## Recorded data
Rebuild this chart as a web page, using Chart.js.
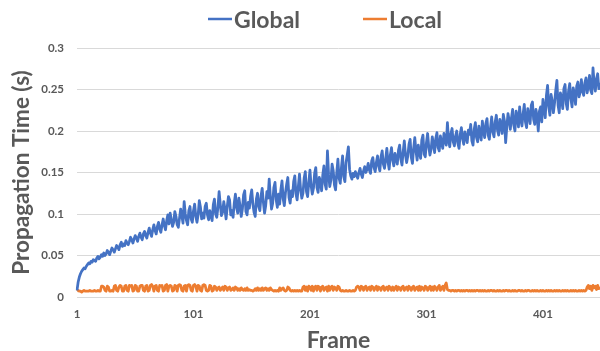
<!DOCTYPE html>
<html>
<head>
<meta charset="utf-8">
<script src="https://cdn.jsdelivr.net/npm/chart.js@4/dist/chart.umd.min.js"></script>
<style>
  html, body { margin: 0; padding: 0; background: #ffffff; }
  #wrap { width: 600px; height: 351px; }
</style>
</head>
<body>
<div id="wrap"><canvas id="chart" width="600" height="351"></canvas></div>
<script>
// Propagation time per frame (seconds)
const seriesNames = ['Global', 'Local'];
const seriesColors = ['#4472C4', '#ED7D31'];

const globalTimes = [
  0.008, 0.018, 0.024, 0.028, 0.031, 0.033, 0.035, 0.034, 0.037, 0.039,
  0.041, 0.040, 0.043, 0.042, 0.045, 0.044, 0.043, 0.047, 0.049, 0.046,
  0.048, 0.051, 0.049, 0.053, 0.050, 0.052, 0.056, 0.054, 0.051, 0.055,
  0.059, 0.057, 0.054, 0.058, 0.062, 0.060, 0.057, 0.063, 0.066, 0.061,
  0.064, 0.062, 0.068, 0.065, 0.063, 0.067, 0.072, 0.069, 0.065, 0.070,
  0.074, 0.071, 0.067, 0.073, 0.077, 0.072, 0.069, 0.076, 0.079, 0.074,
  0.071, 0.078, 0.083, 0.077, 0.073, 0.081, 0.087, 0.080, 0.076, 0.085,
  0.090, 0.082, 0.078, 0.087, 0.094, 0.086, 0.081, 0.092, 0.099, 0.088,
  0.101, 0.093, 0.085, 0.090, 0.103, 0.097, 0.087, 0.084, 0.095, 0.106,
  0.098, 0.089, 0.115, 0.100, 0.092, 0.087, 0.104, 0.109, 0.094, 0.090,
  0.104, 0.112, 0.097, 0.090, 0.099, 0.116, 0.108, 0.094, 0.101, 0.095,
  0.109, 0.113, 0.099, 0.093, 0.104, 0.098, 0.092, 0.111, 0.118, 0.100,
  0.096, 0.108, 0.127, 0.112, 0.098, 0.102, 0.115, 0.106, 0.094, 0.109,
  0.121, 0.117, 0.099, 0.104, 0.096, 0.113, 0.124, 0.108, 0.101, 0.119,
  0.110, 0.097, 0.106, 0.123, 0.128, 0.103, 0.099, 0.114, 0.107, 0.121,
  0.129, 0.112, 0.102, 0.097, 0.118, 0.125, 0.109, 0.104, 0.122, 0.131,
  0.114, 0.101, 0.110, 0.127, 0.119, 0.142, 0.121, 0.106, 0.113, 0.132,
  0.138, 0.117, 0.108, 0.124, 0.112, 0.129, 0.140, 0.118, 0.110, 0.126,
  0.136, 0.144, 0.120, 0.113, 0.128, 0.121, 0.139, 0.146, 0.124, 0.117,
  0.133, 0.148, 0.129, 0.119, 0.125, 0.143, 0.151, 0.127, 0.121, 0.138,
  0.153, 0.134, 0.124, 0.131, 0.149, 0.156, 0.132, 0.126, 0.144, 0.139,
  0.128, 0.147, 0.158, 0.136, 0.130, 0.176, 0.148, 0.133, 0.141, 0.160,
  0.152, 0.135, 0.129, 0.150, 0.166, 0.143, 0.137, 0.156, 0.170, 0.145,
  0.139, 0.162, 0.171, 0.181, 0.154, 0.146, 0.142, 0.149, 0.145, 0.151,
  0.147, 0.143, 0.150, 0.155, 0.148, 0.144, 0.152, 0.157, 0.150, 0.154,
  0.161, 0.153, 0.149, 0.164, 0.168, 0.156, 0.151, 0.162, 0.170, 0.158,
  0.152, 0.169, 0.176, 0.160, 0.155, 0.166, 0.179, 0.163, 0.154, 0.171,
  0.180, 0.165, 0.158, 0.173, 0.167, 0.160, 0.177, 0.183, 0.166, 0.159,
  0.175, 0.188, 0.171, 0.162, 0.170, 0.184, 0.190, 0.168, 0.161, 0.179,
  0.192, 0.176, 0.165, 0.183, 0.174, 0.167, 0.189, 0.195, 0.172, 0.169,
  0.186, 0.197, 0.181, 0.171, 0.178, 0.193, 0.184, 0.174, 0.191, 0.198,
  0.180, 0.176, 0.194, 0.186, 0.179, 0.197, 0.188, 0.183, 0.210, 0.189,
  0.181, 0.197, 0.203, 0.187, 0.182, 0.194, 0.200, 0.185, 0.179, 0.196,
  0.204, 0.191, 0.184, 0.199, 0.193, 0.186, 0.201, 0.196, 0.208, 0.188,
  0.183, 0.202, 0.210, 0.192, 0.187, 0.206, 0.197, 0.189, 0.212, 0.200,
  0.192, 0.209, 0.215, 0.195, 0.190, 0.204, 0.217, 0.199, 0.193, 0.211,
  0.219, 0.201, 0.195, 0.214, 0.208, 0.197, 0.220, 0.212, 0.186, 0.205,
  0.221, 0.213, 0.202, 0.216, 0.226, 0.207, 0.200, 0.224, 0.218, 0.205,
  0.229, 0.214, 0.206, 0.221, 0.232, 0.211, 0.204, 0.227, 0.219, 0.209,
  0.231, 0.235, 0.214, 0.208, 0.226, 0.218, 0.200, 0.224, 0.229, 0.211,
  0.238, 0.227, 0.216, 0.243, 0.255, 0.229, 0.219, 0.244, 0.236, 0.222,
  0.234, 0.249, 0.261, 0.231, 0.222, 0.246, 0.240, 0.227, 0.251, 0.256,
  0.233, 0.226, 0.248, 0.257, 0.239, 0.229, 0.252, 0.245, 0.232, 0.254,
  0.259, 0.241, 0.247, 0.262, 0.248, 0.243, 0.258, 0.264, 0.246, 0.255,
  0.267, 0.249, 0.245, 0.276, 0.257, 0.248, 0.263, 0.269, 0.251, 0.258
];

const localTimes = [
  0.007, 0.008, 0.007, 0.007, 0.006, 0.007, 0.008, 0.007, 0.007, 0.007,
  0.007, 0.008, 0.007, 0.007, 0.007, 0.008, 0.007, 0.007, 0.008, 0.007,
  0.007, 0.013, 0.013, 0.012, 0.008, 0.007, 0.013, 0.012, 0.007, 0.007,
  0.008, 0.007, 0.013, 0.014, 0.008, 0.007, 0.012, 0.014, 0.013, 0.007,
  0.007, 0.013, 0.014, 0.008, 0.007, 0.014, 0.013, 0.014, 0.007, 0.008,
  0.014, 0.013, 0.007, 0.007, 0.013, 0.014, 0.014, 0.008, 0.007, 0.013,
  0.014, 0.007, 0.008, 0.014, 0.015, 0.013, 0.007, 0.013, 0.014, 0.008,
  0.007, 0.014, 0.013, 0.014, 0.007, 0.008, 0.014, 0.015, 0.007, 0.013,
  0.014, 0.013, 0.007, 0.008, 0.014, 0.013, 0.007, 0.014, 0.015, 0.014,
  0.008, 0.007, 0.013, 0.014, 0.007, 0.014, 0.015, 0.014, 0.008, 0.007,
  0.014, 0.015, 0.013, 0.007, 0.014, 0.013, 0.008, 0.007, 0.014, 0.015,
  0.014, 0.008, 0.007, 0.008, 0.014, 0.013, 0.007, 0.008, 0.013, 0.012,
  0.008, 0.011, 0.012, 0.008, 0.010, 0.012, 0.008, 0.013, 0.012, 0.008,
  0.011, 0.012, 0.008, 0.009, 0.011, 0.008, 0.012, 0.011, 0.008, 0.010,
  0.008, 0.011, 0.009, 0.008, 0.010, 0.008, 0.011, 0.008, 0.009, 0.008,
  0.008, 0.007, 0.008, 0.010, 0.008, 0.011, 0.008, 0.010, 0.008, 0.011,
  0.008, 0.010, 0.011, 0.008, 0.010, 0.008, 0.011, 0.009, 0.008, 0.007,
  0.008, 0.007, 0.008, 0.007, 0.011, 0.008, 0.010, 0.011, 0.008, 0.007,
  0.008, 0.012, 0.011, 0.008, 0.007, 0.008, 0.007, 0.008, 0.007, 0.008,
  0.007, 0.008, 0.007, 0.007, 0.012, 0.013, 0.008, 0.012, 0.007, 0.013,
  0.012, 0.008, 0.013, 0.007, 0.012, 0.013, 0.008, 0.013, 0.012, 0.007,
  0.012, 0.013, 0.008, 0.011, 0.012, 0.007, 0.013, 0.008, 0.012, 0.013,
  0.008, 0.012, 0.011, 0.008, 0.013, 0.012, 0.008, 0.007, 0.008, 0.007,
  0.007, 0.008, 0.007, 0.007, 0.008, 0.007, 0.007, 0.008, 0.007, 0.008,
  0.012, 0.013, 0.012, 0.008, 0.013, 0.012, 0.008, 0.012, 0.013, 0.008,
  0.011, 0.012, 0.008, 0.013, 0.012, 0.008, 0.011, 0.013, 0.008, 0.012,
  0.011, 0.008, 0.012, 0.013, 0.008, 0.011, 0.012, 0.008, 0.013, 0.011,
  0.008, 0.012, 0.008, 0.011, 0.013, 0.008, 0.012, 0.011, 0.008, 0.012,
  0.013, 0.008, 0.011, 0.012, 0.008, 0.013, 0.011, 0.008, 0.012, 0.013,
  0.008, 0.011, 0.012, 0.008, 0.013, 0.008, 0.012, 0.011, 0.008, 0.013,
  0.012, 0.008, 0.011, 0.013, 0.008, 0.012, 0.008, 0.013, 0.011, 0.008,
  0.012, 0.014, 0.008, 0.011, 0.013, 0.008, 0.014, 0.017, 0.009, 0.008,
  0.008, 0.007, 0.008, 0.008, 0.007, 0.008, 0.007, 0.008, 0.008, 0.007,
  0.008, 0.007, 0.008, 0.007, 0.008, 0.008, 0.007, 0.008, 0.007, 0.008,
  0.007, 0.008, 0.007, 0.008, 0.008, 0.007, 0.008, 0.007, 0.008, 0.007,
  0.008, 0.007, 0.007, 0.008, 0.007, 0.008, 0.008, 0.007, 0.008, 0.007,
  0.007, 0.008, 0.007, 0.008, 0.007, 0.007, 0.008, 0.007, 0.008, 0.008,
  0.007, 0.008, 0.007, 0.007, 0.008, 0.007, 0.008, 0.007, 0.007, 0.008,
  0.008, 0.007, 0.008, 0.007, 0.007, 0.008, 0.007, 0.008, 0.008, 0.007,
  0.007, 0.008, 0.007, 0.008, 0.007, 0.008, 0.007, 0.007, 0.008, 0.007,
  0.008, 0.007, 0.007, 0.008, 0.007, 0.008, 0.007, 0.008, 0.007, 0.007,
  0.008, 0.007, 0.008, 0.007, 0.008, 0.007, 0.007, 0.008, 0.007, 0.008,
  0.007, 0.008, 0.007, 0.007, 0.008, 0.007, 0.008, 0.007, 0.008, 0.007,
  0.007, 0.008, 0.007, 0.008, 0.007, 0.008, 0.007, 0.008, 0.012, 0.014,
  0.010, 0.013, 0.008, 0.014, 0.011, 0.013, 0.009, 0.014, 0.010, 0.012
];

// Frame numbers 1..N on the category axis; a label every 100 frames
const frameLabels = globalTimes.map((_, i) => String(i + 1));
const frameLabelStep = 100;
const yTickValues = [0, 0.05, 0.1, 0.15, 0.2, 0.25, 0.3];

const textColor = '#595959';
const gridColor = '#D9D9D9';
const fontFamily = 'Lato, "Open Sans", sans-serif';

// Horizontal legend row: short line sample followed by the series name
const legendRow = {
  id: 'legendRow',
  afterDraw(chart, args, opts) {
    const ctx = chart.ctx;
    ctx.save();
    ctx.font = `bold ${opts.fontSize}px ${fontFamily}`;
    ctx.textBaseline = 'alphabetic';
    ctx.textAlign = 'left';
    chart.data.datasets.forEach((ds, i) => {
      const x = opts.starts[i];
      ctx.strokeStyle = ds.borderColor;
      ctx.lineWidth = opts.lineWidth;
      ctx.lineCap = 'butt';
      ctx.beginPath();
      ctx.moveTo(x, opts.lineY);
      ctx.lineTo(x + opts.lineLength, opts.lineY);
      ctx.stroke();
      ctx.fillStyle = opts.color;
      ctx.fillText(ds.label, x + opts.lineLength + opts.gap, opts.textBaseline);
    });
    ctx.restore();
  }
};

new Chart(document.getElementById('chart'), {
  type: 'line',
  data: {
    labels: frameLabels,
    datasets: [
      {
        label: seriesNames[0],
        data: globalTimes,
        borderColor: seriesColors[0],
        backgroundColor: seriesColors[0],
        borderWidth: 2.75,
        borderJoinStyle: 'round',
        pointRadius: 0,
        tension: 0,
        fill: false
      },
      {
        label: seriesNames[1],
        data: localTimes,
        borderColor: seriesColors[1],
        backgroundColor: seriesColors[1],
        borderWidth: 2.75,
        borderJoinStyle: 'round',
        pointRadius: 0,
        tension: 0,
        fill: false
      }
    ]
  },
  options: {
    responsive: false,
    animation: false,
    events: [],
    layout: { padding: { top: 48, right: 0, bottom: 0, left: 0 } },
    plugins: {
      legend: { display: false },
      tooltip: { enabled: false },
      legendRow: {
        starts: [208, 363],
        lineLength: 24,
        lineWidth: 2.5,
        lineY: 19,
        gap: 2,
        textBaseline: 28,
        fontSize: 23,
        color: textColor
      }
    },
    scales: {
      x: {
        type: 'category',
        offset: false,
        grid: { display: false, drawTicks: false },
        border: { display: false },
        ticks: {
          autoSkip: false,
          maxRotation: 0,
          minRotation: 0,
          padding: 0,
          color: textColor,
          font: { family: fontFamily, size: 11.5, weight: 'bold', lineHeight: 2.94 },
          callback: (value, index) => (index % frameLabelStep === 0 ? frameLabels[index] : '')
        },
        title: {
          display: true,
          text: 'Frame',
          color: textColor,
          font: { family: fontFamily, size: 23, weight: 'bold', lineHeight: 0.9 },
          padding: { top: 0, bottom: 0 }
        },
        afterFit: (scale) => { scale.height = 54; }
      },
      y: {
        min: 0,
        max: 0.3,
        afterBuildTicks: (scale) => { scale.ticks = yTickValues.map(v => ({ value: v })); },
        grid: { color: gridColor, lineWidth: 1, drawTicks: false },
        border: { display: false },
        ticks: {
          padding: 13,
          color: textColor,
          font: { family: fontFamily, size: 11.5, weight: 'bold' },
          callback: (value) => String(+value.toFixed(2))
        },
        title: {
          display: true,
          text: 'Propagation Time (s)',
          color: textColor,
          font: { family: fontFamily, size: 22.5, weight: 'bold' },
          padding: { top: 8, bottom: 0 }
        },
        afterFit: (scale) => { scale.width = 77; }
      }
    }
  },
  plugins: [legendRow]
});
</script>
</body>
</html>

## Task to carry out
Only a number is wanted: how many lines contain the word "chart"?

## Response to the task
7